Il vous reproche de promouvoir un modèle de banque centralisée…
Il n’y a pas de volonté de centralisation de ma part. Appeler à l’unité comme je le fais ce n’est pas appeler à l’uniformisation, c’est appeler à l’unité dans la diversité, respecter l’autonomie des groupes régionaux à condition de respecter les disciplines communes. Une banque centralisée, c’est l’inverse de ce que veut être le Crédit Mutuel. Tous les groupes régionaux à l’exception d’Arkéa, soit 1  800 caisses locales et 16 fédérations, considèrent qu’il est de leur intérêt de rester dans la confédération. Notre mix entre responsabilité locale et coordination nationale est le bon.

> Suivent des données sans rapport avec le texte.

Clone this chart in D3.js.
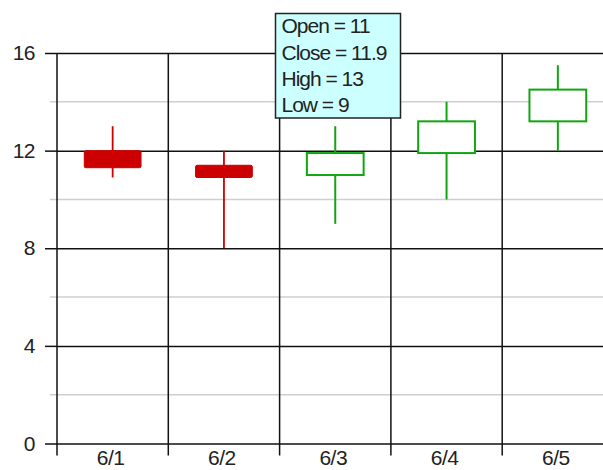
<!DOCTYPE html>
<html>
<head>
<meta charset="utf-8">
<script src="https://cdn.jsdelivr.net/npm/d3@7"></script>
<style>
  html, body { margin: 0; padding: 0; background: #fff; }
  svg { display: block; }
  text { font-family: "Liberation Sans", Helvetica, Arial, sans-serif; }
</style>
</head>
<body>
<svg id="chart" width="603" height="470"></svg>
<script>
const categories = ["6/1", "6/2", "6/3", "6/4", "6/5"];
const openVals  = [12, 11.4, 11, 11.9, 13.2];
const closeVals = [11.3, 10.9, 11.9, 13.2, 14.5];
const highVals  = [13, 12, 13, 14, 15.5];
const lowVals   = [10.9, 8, 9, 10, 12];
const yMajorTicks = [0, 4, 8, 12, 16];
const yMinorTicks = [2, 6, 10, 14];
const tooltipIndex = 2;

(function () {
const data = categories.map((c, i) => ({
  cat: c, open: openVals[i], close: closeVals[i], high: highVals[i], low: lowVals[i]
}));

const svg = d3.select("#chart");
const pLeft = 57, pRight = 613.5, pTop = 53, pBottom = 443.5;
const FONT = "Liberation Sans, Helvetica, Arial, sans-serif";

const x = d3.scaleBand().domain(categories).range([pLeft, pRight]).paddingInner(0).paddingOuter(0);
const y = d3.scaleLinear().domain([0, 16]).range([pBottom, pTop]);

// minor grid
svg.append("g").selectAll("line").data(yMinorTicks).join("line")
  .attr("x1", 50).attr("x2", 603)
  .attr("y1", d => y(d)).attr("y2", d => y(d))
  .attr("stroke", "#cfcfcf").attr("stroke-width", 1.5);

// major horizontal grid
const gridY = svg.append("g").attr("transform", `translate(${pLeft},0)`)
  .call(d3.axisLeft(y).tickValues(yMajorTicks).tickSize(-(pRight - pLeft)).tickFormat(""));
gridY.select(".domain").remove();
gridY.selectAll(".tick line").attr("stroke", "#111").attr("stroke-width", 1.5);

// vertical grid lines at band boundaries
const bounds = categories.map(c => x(c)).concat([pRight]);
svg.append("g").selectAll("line").data(bounds).join("line")
  .attr("x1", d => d).attr("x2", d => d)
  .attr("y1", pTop).attr("y2", pBottom + 12)
  .attr("stroke", "#111").attr("stroke-width", 1.5);

// y axis labels with short ticks
const yAxis = svg.append("g").attr("transform", `translate(${pLeft},0)`)
  .call(d3.axisLeft(y).tickValues(yMajorTicks).tickSizeInner(12).tickSizeOuter(0).tickPadding(10));
yAxis.select(".domain").remove();
yAxis.selectAll(".tick line").attr("stroke", "#111").attr("stroke-width", 1.5);
yAxis.selectAll("text").attr("font-size", 21).attr("fill", "#222")
  .attr("letter-spacing", -0.5).attr("font-family", FONT);

// x axis labels
const xAxis = svg.append("g").attr("transform", `translate(0,${pBottom})`)
  .call(d3.axisBottom(x).tickSize(0).tickPadding(7));
xAxis.select(".domain").remove();
xAxis.selectAll("text").attr("font-size", 21).attr("fill", "#222")
  .attr("letter-spacing", -0.5).attr("dx", -2).attr("font-family", FONT);

// candles
const bw = x.bandwidth();
const bodyW = bw * 0.51;
const red = "#cc0000", green = "#11a611";

const candles = svg.append("g").selectAll("g").data(data).join("g");
candles.each(function(d) {
  const g = d3.select(this);
  const cx = x(d.cat) + bw / 2;
  const up = d.close >= d.open;
  const yTop = y(Math.max(d.open, d.close));
  const yBot = y(Math.min(d.open, d.close));
  if (up) {
    g.append("line").attr("x1", cx).attr("x2", cx).attr("y1", y(d.high)).attr("y2", yTop)
      .attr("stroke", green).attr("stroke-width", 2);
    g.append("line").attr("x1", cx).attr("x2", cx).attr("y1", yBot).attr("y2", y(d.low))
      .attr("stroke", green).attr("stroke-width", 2);
    g.append("rect").attr("x", cx - bodyW / 2).attr("y", yTop)
      .attr("width", bodyW).attr("height", yBot - yTop)
      .attr("fill", "#fff").attr("stroke", green).attr("stroke-width", 2);
  } else {
    g.append("line").attr("x1", cx).attr("x2", cx).attr("y1", y(d.high)).attr("y2", y(d.low))
      .attr("stroke", red).attr("stroke-width", 1.8);
    g.append("rect").attr("x", cx - bodyW / 2).attr("y", yTop)
      .attr("width", bodyW).attr("height", yBot - yTop)
      .attr("rx", 1.5)
      .attr("fill", red).attr("stroke", red).attr("stroke-width", 1);
  }
});

// tooltip
const td = data[tooltipIndex];
const tipLines = [`Open = ${td.open}`, `Close = ${td.close}`, `High = ${td.high}`, `Low = ${td.low}`];
const tip = svg.append("g");
tip.append("rect").attr("x", 275.5).attr("y", 13.5).attr("width", 125).attr("height", 104.5)
  .attr("fill", "#ccffff").attr("stroke", "#222").attr("stroke-width", 1.5);
tip.selectAll("text").data(tipLines).join("text")
  .attr("x", 281.5).attr("y", (d, i) => 33.3 + i * 26.2)
  .attr("font-size", 21).attr("letter-spacing", -1).attr("fill", "#222")
  .attr("font-family", FONT)
  .text(d => d);
})();
</script>
</body>
</html>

Craignez-vous la nouvelle décision du Conseil d’État sur la solidarité au sein du groupe attendue pour cet automne   ?
Le Conseil d’Etat a rendu le 13 décembre un arrêt de principe disant que la loi était claire et que l’argument de la concurrence était inopérant. Donc le débat est clos. Notre position sur la solidarité répond parfaitement aux exigences systémiques. C’est l’avis de 16 fédérations et de la BCE. Et Arkéa nous a déclaré en janvier qu’il respecterait cette décision sur la solidarité. Aujourd’hui, le Crédit Mutuel a retrouvé un fonctionnement totalement normal et la confédération joue son rôle, rien que son rôle.